Back in 2005, Sopranos creator David Chase hinted that he had the keys to "the machine that sprays blood on the wall," news that was followed by an official announcement heralding the end of The Sopranos, then a postponement to the end of The Sopranos because James Gandolfini knackered his knee, then the inexplicable employment of Daniel Baldwin. But on Sunday none of that mattered, because the world would discover Tony Soprano's fate once and for all.
Or at least they would have done, had David Chase not decided to leave the whole thing up in the air with Meadow walking through a door in the middle of that song that soundtracked Star Wars: A Musical Tribute, Tony looking up and the whole shebang cutting out so abruptly that everyone watching thought there'd been a power cut. At this point we were planning to stick a YouTube video of the final scene of the last episode of The Sopranos, but HBO seem to be doing a pretty good job of taking them all down. So instead, imagine Tony Soprano eating some onion rings in a scene that builds and builds in tension – and then imagine a black screen right at the exact moment where a black screen would be most frustrating.
USA Today reports all the angry fist-shaking that the end of The Sopranos has caused:
"I can understand people feeling like Chase stuck a middle finger in the face of a lot of dedicated viewers," wrote entertainment website Zap2It.com's Rick Porter.

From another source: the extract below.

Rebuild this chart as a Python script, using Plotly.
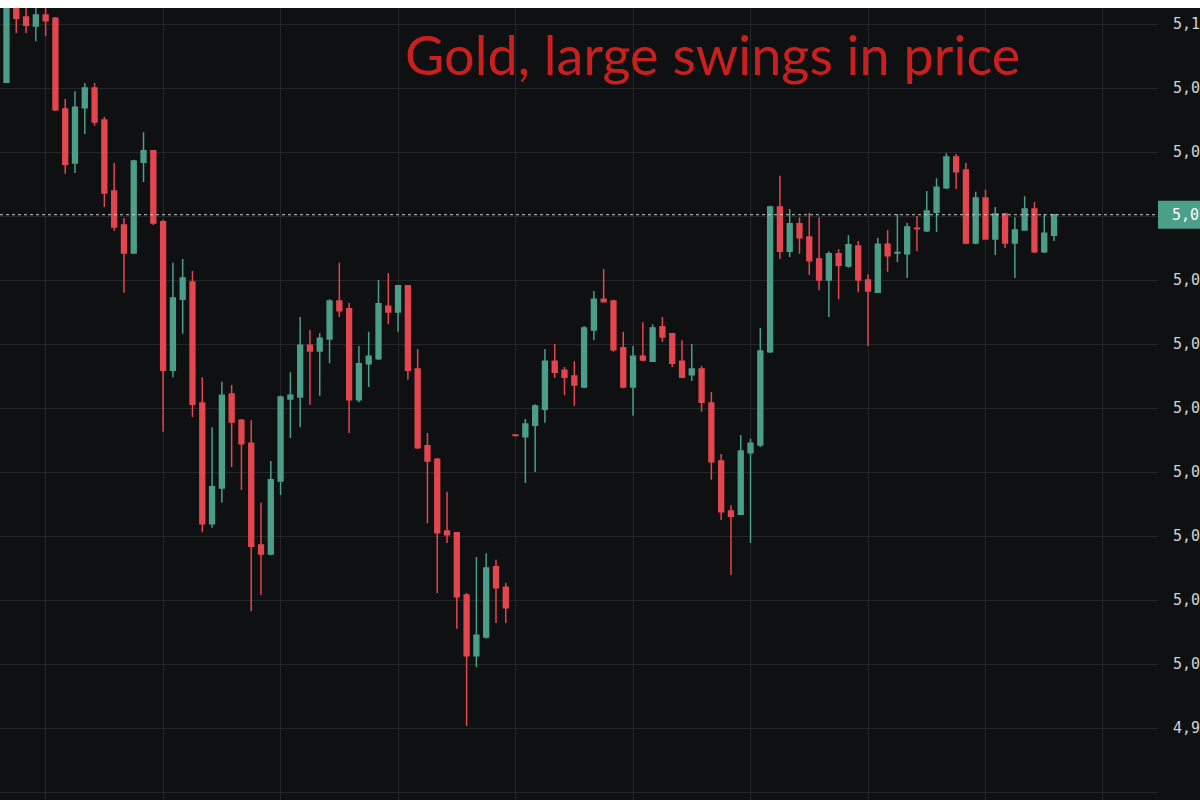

On the other hand, he added, "who else but Chase would think to end his masterwork on such an uncertain note?"… Viewers … flooded message boards and HBO's website, which crashed for at least 30 minutes Sunday night with 10 times the usual volume.
But what did the black screen ending to The Sopranos actually mean? Some of the more interesting theories floating around the internet refer back to a conversation about being killed where Tony says that when you die, "everything goes black," suggesting that maybe the suspicious-looking man in the restaurant shot Tony. Or maybe all the characters in the restaurant were meant to resemble people that Tony Soprano had wronged in the past, hinting that maybe he'd spend the rest of his life in an elongated paranoid panic attack. Or maybe Meadow was a suicide bomber who ran into the restaurant at the last minute and took everyone out. Or maybe, just maybe, it was all left deliberately vague so that David Chase could make a Sopranos movie in a few years.
Whatever. As good as The Sopranos was, it was only a TV show, and there are far more important things to worry about.
Although that's not an excuse for Lost to try and pull the same trick. If that happens we're going to start shitting bone.